Job: Retype only the lines below from the one with "Give me the matplotlib source for this chart." to the one with "22.9, 21.6, 18.8]", inclusive, skipping every image.

Given records:
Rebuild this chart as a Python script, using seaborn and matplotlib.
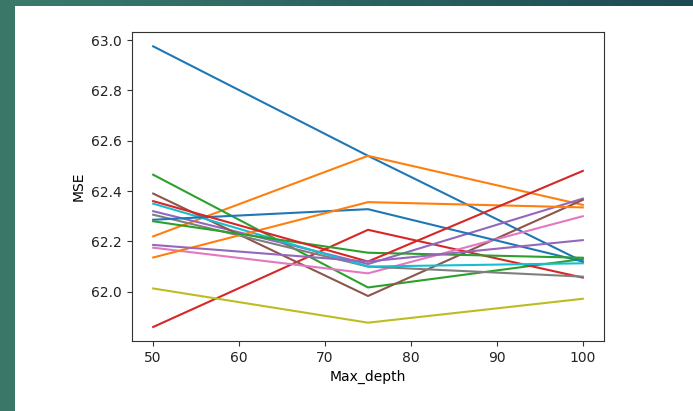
import numpy as np
import pandas as pd
import matplotlib
matplotlib.use("Agg")
import matplotlib.pyplot as plt
from matplotlib.patches import Rectangle
from matplotlib.colors import LinearSegmentedColormap
import seaborn as sns

max_depth = [50, 75, 100]
series_names = ["s01", "s02", "s03", "s04", "s05", "s06", "s07", "s08",
                "s09", "s10", "s11", "s12", "s13", "s14", "s15"]
s01 = [62.975, 62.540, 62.120]
s02 = [62.220, 62.540, 62.345]
s03 = [62.465, 62.017, 62.130]
s04 = [61.860, 62.246, 62.056]
s05 = [62.320, 62.110, 62.370]
s06 = [62.390, 61.983, 62.365]
s07 = [62.175, 62.073, 62.300]
s08 = [62.306, 62.100, 62.060]
s09 = [62.013, 61.877, 61.972]
s10 = [62.350, 62.100, 62.113]
s11 = [62.286, 62.328, 62.120]
s12 = [62.136, 62.356, 62.335]
s13 = [62.280, 62.155, 62.135]
s14 = [62.360, 62.120, 62.480]
s15 = [62.186, 62.120, 62.205]
all_series = [s01, s02, s03, s04, s05, s06, s07, s08, s09, s10,
              s11, s12, s13, s14, s15]

rows = []
for name, vals in zip(series_names, all_series):
    for d, v in zip(max_depth, vals):
        rows.append({"Max_depth": d, "MSE": v, "run": name})
df = pd.DataFrame(rows)

W, H = 693, 411
fig = plt.figure(figsize=(W / 100, H / 100), dpi=100, facecolor="white")

# slide-like border: left teal strip and top gradient strip
fig.patches.append(Rectangle((0, 0), 15 / W, 1, transform=fig.transFigure,
                             facecolor="#3a7769", edgecolor="none", zorder=0))
top_ax = fig.add_axes([0, 1 - 6 / H, 1, 6 / H])
cmap = LinearSegmentedColormap.from_list("band", ["#3b7a6b", "#2a6461", "#1c4a53"])
top_ax.imshow(np.linspace(0, 1, 256)[None, :], aspect="auto", cmap=cmap)
top_ax.set_axis_off()

ax = fig.add_axes([131.7 / W, (H - 341) / H, (604.3 - 131.7) / W, (341 - 32.3) / H])
palette = sns.color_palette("tab10", 10)
palette = [palette[i % 10] for i in range(len(series_names))]
sns.lineplot(data=df, x="Max_depth", y="MSE", hue="run", palette=palette,
             legend=False, ax=ax, linewidth=1.5)
ax.set_xticks([50, 60, 70, 80, 90, 100])
ax.set_yticks([62.0, 62.2, 62.4, 62.6, 62.8, 63.0])
ax.set_yticklabels(["62.0", "62.2", "62.4", "62.6", "62.8", "63.0"])
ax.tick_params(labelsize=10, colors="#333333", labelcolor="#222222")
ax.set_xlabel("Max_depth", fontsize=10)
ax.set_ylabel("MSE", fontsize=10)
for sp in ax.spines.values():
    sp.set_color("#333333")

fig.savefig("out.png", dpi=100, facecolor="white")
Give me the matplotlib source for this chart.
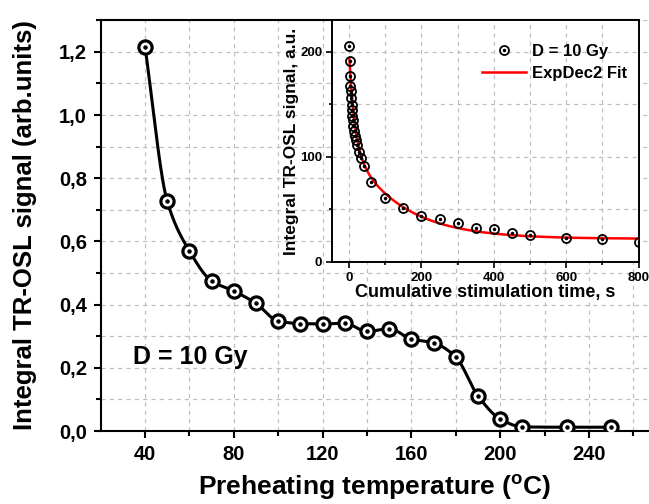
import numpy as np
import matplotlib
matplotlib.use('Agg')
import matplotlib.pyplot as plt
from matplotlib.ticker import MultipleLocator, FuncFormatter

plt.rcParams.update({
    'font.family': ['Liberation Sans', 'DejaVu Sans'],
    'font.weight': 'bold',
    'axes.labelweight': 'bold',
    'mathtext.fontset': 'custom',
    'mathtext.rm': 'Liberation Sans:bold',
    'mathtext.bf': 'Liberation Sans:bold',
    'grid.color': '#c0c0c0',
    'grid.linestyle': '--',
    'grid.linewidth': 0.9,
    'lines.scale_dashes': False,
    'lines.dashed_pattern': (3, 3),
})

# main panel: integral TR-OSL vs preheat temperature
temp_c = [40, 50, 60, 70, 80, 90, 100, 110, 120, 130, 140, 150, 160, 170,
          180, 190, 200, 210, 230, 250]
signal = [1.217, 0.728, 0.570, 0.475, 0.443, 0.404, 0.348, 0.340, 0.339, 0.341,
          0.315, 0.324, 0.291, 0.279, 0.234, 0.111, 0.038, 0.013, 0.012, 0.012]

# inset: integral signal vs cumulative stimulation time
stim_t = [1, 2, 3, 4, 5, 6, 7, 8, 9, 10, 12, 14, 16, 19, 23, 28, 33, 42, 60,
          100, 150, 200, 250, 300, 350, 400, 450, 500, 600, 700, 800]
stim_sig = [205.7, 190.8, 176.5, 167.6, 162.9, 155.9, 149.5, 144.8, 139.0, 135.2,
            128.9, 124.1, 119.4, 115.6, 111.4, 105.0, 98.7, 90.8, 75.9,
            60.6, 51.1, 43.8, 40.6, 36.8, 32.0, 31.0, 27.9, 25.7, 22.9, 21.6, 18.8]

# ExpDec2 fit parameters: y = A1*exp(-x/t1) + A2*exp(-x/t2) + y0
fit_y0, fit_A1, fit_t1, fit_A2, fit_t2 = 22.0, 90.0, 15.0, 87.8, 140.0


def smooth_curve(x, y, n=30):
    """monotone cubic hermite through the points (Fritsch-Carlson)"""
    x = np.asarray(x, float)
    y = np.asarray(y, float)
    h = np.diff(x)
    d = np.diff(y) / h
    m = np.zeros_like(y)
    m[0], m[-1] = d[0], d[-1]
    for i in range(1, len(y) - 1):
        if d[i - 1] * d[i] > 0:
            w1 = 2 * h[i] + h[i - 1]
            w2 = h[i] + 2 * h[i - 1]
            m[i] = (w1 + w2) / (w1 / d[i - 1] + w2 / d[i])
    xs, ys = [], []
    for i in range(len(h)):
        s = np.linspace(0, 1, n)
        h00 = 2 * s**3 - 3 * s**2 + 1
        h10 = s**3 - 2 * s**2 + s
        h01 = -2 * s**3 + 3 * s**2
        h11 = s**3 - s**2
        xs.append(x[i] + s * h[i])
        ys.append(h00 * y[i] + h10 * h[i] * m[i] + h01 * y[i + 1] + h11 * h[i] * m[i + 1])
    return np.concatenate(xs), np.concatenate(ys)


def dashed_grid(a):
    # gridlines at major and minor tick positions, under the data
    a.set_axisbelow(True)
    a.grid(True, which='both')


fig = plt.figure(figsize=(6.49, 5.04), dpi=100)

# ----- main axes -----
ax = fig.add_axes([101 / 649, 73 / 504, 548 / 649, 411 / 504])
ax.set_xlim(20.2, 267)
ax.set_ylim(0, 1.301)
ax.xaxis.set_major_locator(MultipleLocator(40))
ax.xaxis.set_minor_locator(MultipleLocator(20))
ax.yaxis.set_major_locator(MultipleLocator(0.2))
ax.yaxis.set_minor_locator(MultipleLocator(0.1))
ax.yaxis.set_major_formatter(FuncFormatter(lambda v, p: f'{v:.1f}'.replace('.', ',')))
ax.spines['right'].set_visible(False)
ax.spines['top'].set_bounds(20.2, 262.5)
for sp in ax.spines.values():
    sp.set_linewidth(1.5)
ax.tick_params(which='major', direction='out', length=5, width=1.5, labelsize=14.5, pad=5)
ax.tick_params(which='minor', direction='out', length=3.5, width=1.5)
ax.tick_params(which='both', top=False, right=False)
dashed_grid(ax)

sx, sy = smooth_curve(temp_c, signal)
ax.plot(sx, sy, color='black', lw=2.2, zorder=3)
ax.plot(temp_c, signal, 'o', ms=9.5, mfc='white', mec='black', mew=2.3, zorder=4)
ax.plot(temp_c, signal, 'o', ms=2.2, color='black', zorder=5)
ax.text(34.5, 0.235, 'D = 10 Gy', fontsize=18, fontweight='bold', ha='left', va='center')

ax.set_xlabel(r'Preheating temperature ($^{\mathbf{o}}$C)', fontsize=19, labelpad=6)
ax.set_ylabel('Integral TR-OSL signal (arb.units)', fontsize=18.5, labelpad=16)

# ----- inset -----
ins = fig.add_axes([332 / 649, 242 / 504, 307 / 649, 242 / 504])
ins.set_facecolor('white')
ins.set_xlim(-47, 801)
ins.set_ylim(0, 230)
ins.xaxis.set_major_locator(MultipleLocator(200))
ins.xaxis.set_minor_locator(MultipleLocator(100))
ins.yaxis.set_major_locator(MultipleLocator(100))
ins.yaxis.set_minor_locator(MultipleLocator(50))
for sp in ins.spines.values():
    sp.set_linewidth(1.4)
ins.tick_params(which='major', direction='out', length=4, width=1.2, labelsize=9.5, pad=3)
ins.tick_params(which='minor', direction='out', length=2.5, width=1.2)
dashed_grid(ins)

ins.plot(stim_t, stim_sig, 'o', ms=6.5, mfc='none', mec='black', mew=1.3, zorder=4)
ins.plot(stim_t, stim_sig, 'o', ms=1.5, color='black', zorder=5)
fit_x = np.linspace(1, 800, 400)
fit_y = fit_A1 * np.exp(-fit_x / fit_t1) + fit_A2 * np.exp(-fit_x / fit_t2) + fit_y0
ins.plot(fit_x, fit_y, color='#ff0000', lw=1.8, zorder=3)

h_pt, = ins.plot([], [], 'o', ms=6.5, mfc='white', mec='black', mew=1.3)
h_dot, = ins.plot([], [], 'o', ms=1.5, color='black')
h_fit, = ins.plot([], [], color='#ff0000', lw=1.8)
ins.legend([(h_pt, h_dot), h_fit], ['D = 10 Gy', 'ExpDec2 Fit'], loc='upper right',
           bbox_to_anchor=(1.0, 0.95), frameon=False,
           prop={'weight': 'bold', 'size': 12}, handlelength=2.6,
           handletextpad=0.4, borderaxespad=0.3, labelspacing=0.45)

ins.set_xlabel('Cumulative stimulation time, s', fontsize=13, labelpad=0)
ins.set_ylabel('Integral TR-OSL signal, a.u.', fontsize=12.5, labelpad=1)

fig.savefig('out.png', dpi=100)
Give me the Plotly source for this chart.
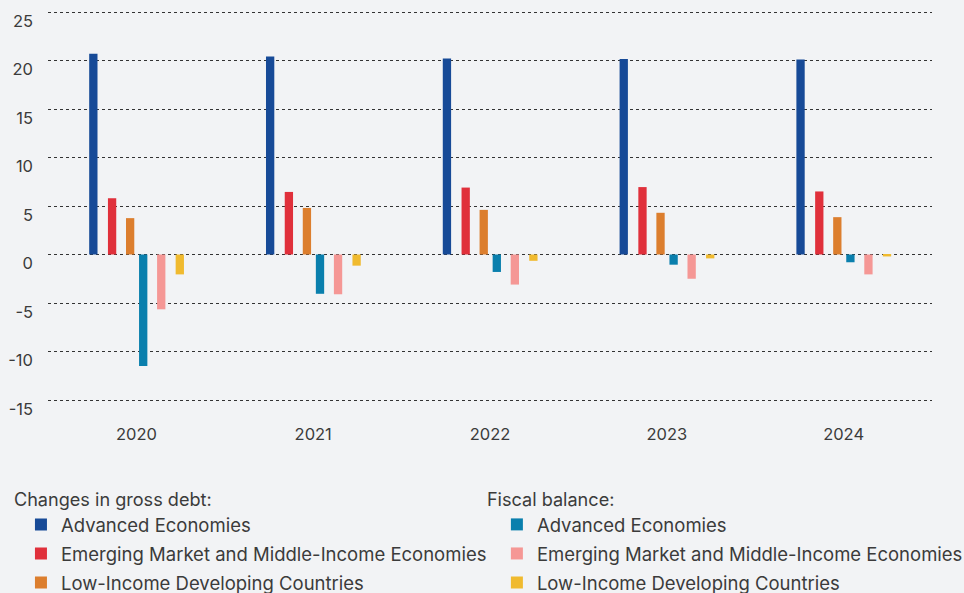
import plotly.graph_objects as go

years = ["2020", "2021", "2022", "2023", "2024"]

debt_adv = [20.7, 20.4, 20.2, 20.15, 20.1]
debt_em = [5.8, 6.45, 6.9, 6.95, 6.5]
debt_lidc = [3.75, 4.8, 4.6, 4.3, 3.85]

fiscal_adv = [-11.5, -4.05, -1.8, -1.05, -0.8]
fiscal_em = [-5.65, -4.1, -3.1, -2.5, -2.05]
fiscal_lidc = [-2.05, -1.15, -0.65, -0.4, -0.2]

y_ticks = [-15, -10, -5, 0, 5, 10, 15, 20, 25]
y_tick_labels = ["-15", "-10", "-5", "0", "5", "10", "15", "20", "25"]

names = ["Advanced Economies", "Emerging Market and Middle-Income Economies",
         "Low-Income Developing Countries"]

FONT = "Inter, 'IBM Plex Sans', sans-serif"
TXT = "#3b3b3b"
BG = "#f2f3f5"

series = [
    (debt_adv, names[0], "#174a97", -0.267, "legend"),
    (debt_em, names[1], "#e0303b", -0.161, "legend"),
    (debt_lidc, names[2], "#dc7e2e", -0.059, "legend"),
    (fiscal_adv, names[0], "#0a7fad", 0.015, "legend2"),
    (fiscal_em, names[1], "#f59795", 0.117, "legend2"),
    (fiscal_lidc, names[2], "#f0ba2f", 0.222, "legend2"),
]

fig = go.Figure()
for i, (vals, nm, col, off, lg) in enumerate(series):
    fig.add_trace(go.Bar(
        x=years, y=vals, name=nm, marker=dict(color=col, line=dict(width=0)),
        offset=off, width=0.047, legend=lg, legendgroup=f"g{i}",
    ))

fig.update_layout(
    width=964, height=593,
    paper_bgcolor=BG, plot_bgcolor=BG,
    margin=dict(l=48, r=32, t=10, b=191, autoexpand=False),
    barmode="overlay",
    font=dict(family=FONT, size=17, color=TXT),
    xaxis=dict(type="category", showgrid=False, showline=False, ticks="",
               ticklabelstandoff=20, tickfont=dict(size=16.5), automargin=False),
    yaxis=dict(range=[-15.206, 25.206], tickvals=y_ticks, ticktext=y_tick_labels,
               showgrid=True, gridcolor="#333", griddash="dot", gridwidth=1,
               zeroline=False, showline=False, ticks="", ticklabelshift=9,
               ticklabelstandoff=14, tickfont=dict(size=16.5), automargin=False),
    legend=dict(title=dict(text="Changes in gross debt:", side="top", font=dict(size=18.1)),
                orientation="v", xref="container", yref="container",
                x=0.0124, y=0.1866, xanchor="left", yanchor="top", indentation=9,
                tracegroupgap=2,
                bgcolor="rgba(0,0,0,0)", font=dict(size=18.5), itemclick=False),
    legend2=dict(title=dict(text="Fiscal balance:", side="top", font=dict(size=18.1)),
                 orientation="v", xref="container", yref="container",
                 x=0.503, y=0.1866, xanchor="left", yanchor="top", indentation=12,
                 tracegroupgap=2,
                 bgcolor="rgba(0,0,0,0)", font=dict(size=18.5), itemclick=False),
    showlegend=True,
)

fig.write_html("out.html", config={"displayModeBar": False},
               post_script="document.body.style.margin='0';")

Final result:
Give me the matplotlib source for this chart.
import numpy as np
import matplotlib
matplotlib.use('Agg')
import matplotlib.pyplot as plt
from matplotlib.ticker import MultipleLocator, FuncFormatter

plt.rcParams.update({
    'font.family': ['Liberation Sans', 'DejaVu Sans'],
    'font.weight': 'bold',
    'axes.labelweight': 'bold',
    'mathtext.fontset': 'custom',
    'mathtext.rm': 'Liberation Sans:bold',
    'mathtext.bf': 'Liberation Sans:bold',
    'grid.color': '#c0c0c0',
    'grid.linestyle': '--',
    'grid.linewidth': 0.9,
    'lines.scale_dashes': False,
    'lines.dashed_pattern': (3, 3),
})

# main panel: integral TR-OSL vs preheat temperature
temp_c = [40, 50, 60, 70, 80, 90, 100, 110, 120, 130, 140, 150, 160, 170,
          180, 190, 200, 210, 230, 250]
signal = [1.217, 0.728, 0.570, 0.475, 0.443, 0.404, 0.348, 0.340, 0.339, 0.341,
          0.315, 0.324, 0.291, 0.279, 0.234, 0.111, 0.038, 0.013, 0.012, 0.012]

# inset: integral signal vs cumulative stimulation time
stim_t = [1, 2, 3, 4, 5, 6, 7, 8, 9, 10, 12, 14, 16, 19, 23, 28, 33, 42, 60,
          100, 150, 200, 250, 300, 350, 400, 450, 500, 600, 700, 800]
stim_sig = [205.7, 190.8, 176.5, 167.6, 162.9, 155.9, 149.5, 144.8, 139.0, 135.2,
            128.9, 124.1, 119.4, 115.6, 111.4, 105.0, 98.7, 90.8, 75.9,
            60.6, 51.1, 43.8, 40.6, 36.8, 32.0, 31.0, 27.9, 25.7, 22.9, 21.6, 18.8]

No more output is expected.